> DIRECTIVE: Would you write out the listing verbatim and skip every picture in it?

> DATA BLOCK:
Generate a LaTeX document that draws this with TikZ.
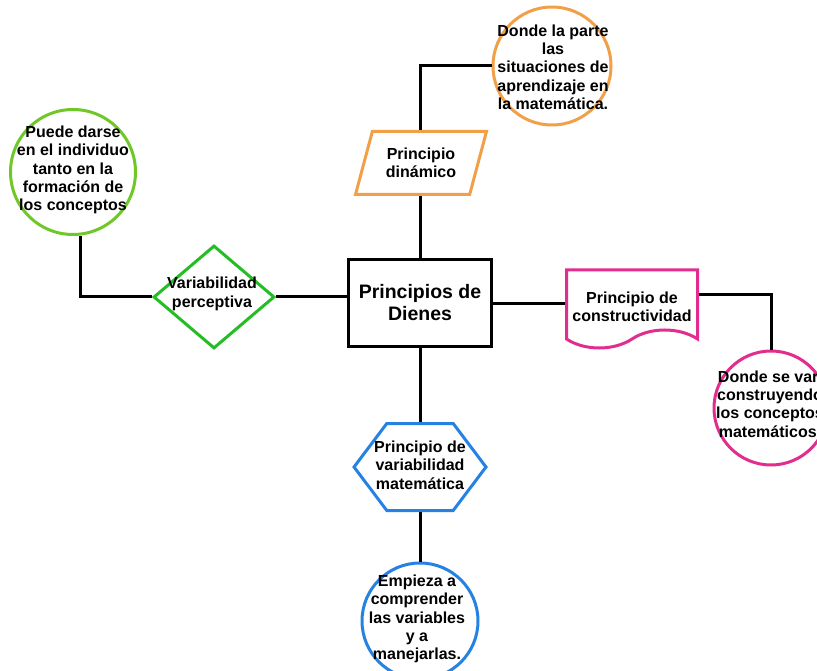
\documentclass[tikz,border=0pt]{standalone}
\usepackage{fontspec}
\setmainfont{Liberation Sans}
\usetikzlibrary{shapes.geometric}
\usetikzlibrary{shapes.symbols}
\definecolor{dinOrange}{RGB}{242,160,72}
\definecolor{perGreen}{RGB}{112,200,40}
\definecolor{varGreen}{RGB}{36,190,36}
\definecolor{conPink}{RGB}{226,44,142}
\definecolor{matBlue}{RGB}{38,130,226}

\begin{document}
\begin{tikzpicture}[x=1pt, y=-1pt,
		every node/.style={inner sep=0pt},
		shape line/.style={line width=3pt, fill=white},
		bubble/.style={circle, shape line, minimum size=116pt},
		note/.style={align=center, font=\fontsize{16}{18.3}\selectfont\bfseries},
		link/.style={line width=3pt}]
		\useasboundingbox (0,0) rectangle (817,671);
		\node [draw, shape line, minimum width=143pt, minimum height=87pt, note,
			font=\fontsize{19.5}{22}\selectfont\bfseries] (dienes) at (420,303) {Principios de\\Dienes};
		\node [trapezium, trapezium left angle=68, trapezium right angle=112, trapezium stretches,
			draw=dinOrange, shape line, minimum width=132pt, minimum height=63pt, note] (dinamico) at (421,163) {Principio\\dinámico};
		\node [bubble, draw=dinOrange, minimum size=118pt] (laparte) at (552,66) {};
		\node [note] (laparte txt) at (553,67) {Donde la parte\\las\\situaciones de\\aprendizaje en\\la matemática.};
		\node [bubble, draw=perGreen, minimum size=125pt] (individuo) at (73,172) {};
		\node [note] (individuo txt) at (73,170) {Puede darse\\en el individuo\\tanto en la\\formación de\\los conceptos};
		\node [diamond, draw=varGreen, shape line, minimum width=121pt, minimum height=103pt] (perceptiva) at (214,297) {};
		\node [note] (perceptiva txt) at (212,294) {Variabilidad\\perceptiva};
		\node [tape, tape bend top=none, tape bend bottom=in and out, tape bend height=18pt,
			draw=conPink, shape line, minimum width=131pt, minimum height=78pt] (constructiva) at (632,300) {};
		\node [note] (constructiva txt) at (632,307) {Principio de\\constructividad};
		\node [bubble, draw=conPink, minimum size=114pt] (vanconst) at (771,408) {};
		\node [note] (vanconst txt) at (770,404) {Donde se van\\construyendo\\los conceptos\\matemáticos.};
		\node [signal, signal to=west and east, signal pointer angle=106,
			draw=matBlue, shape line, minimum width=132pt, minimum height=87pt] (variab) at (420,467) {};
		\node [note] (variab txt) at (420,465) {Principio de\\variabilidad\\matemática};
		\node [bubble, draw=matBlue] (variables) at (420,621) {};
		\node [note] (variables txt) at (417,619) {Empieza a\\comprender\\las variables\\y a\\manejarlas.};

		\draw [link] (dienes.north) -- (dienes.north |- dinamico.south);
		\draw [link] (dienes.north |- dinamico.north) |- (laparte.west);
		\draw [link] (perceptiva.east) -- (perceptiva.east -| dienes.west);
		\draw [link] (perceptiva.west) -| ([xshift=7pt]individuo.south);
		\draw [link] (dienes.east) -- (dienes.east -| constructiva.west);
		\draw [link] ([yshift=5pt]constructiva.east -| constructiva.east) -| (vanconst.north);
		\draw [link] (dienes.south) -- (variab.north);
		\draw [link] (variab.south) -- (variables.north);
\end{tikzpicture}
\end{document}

> TASK ANSWER:
Generate a LaTeX document that draws this with TikZ.
\documentclass[tikz,border=0pt]{standalone}
\usepackage{fontspec}
\setmainfont{Liberation Sans}
\usetikzlibrary{shapes.geometric}
\usetikzlibrary{shapes.symbols}
\definecolor{dinOrange}{RGB}{242,160,72}
\definecolor{perGreen}{RGB}{112,200,40}
\definecolor{varGreen}{RGB}{36,190,36}
\definecolor{conPink}{RGB}{226,44,142}
\definecolor{matBlue}{RGB}{38,130,226}

\begin{document}
\begin{tikzpicture}[x=1pt, y=-1pt,
		every node/.style={inner sep=0pt},
		shape line/.style={line width=3pt, fill=white},
		bubble/.style={circle, shape line, minimum size=116pt},
		note/.style={align=center, font=\fontsize{16}{18.3}\selectfont\bfseries},
		link/.style={line width=3pt}]
		\useasboundingbox (0,0) rectangle (817,671);
		\node [draw, shape line, minimum width=143pt, minimum height=87pt, note,
			font=\fontsize{19.5}{22}\selectfont\bfseries] (dienes) at (420,303) {Principios de\\Dienes};
		\node [trapezium, trapezium left angle=68, trapezium right angle=112, trapezium stretches,
			draw=dinOrange, shape line, minimum width=132pt, minimum height=63pt, note] (dinamico) at (421,163) {Principio\\dinámico};
		\node [bubble, draw=dinOrange, minimum size=118pt] (laparte) at (552,66) {};
		\node [note] (laparte txt) at (553,67) {Donde la parte\\las\\situaciones de\\aprendizaje en\\la matemática.};
		\node [bubble, draw=perGreen, minimum size=125pt] (individuo) at (73,172) {};
		\node [note] (individuo txt) at (73,170) {Puede darse\\en el individuo\\tanto en la\\formación de\\los conceptos};
		\node [diamond, draw=varGreen, shape line, minimum width=121pt, minimum height=103pt] (perceptiva) at (214,297) {};
		\node [note] (perceptiva txt) at (212,294) {Variabilidad\\perceptiva};
		\node [tape, tape bend top=none, tape bend bottom=in and out, tape bend height=18pt,
			draw=conPink, shape line, minimum width=131pt, minimum height=78pt] (constructiva) at (632,300) {};
		\node [note] (constructiva txt) at (632,307) {Principio de\\constructividad};
		\node [bubble, draw=conPink, minimum size=114pt] (vanconst) at (771,408) {};
		\node [note] (vanconst txt) at (770,404) {Donde se van\\construyendo\\los conceptos\\matemáticos.};
		\node [signal, signal to=west and east, signal pointer angle=106,
			draw=matBlue, shape line, minimum width=132pt, minimum height=87pt] (variab) at (420,467) {};
		\node [note] (variab txt) at (420,465) {Principio de\\variabilidad\\matemática};
		\node [bubble, draw=matBlue] (variables) at (420,621) {};
		\node [note] (variables txt) at (417,619) {Empieza a\\comprender\\las variables\\y a\\manejarlas.};

		\draw [link] (dienes.north) -- (dienes.north |- dinamico.south);
		\draw [link] (dienes.north |- dinamico.north) |- (laparte.west);
		\draw [link] (perceptiva.east) -- (perceptiva.east -| dienes.west);
		\draw [link] (perceptiva.west) -| ([xshift=7pt]individuo.south);
		\draw [link] (dienes.east) -- (dienes.east -| constructiva.west);
		\draw [link] ([yshift=5pt]constructiva.east -| constructiva.east) -| (vanconst.north);
		\draw [link] (dienes.south) -- (variab.north);
		\draw [link] (variab.south) -- (variables.north);
\end{tikzpicture}
\end{document}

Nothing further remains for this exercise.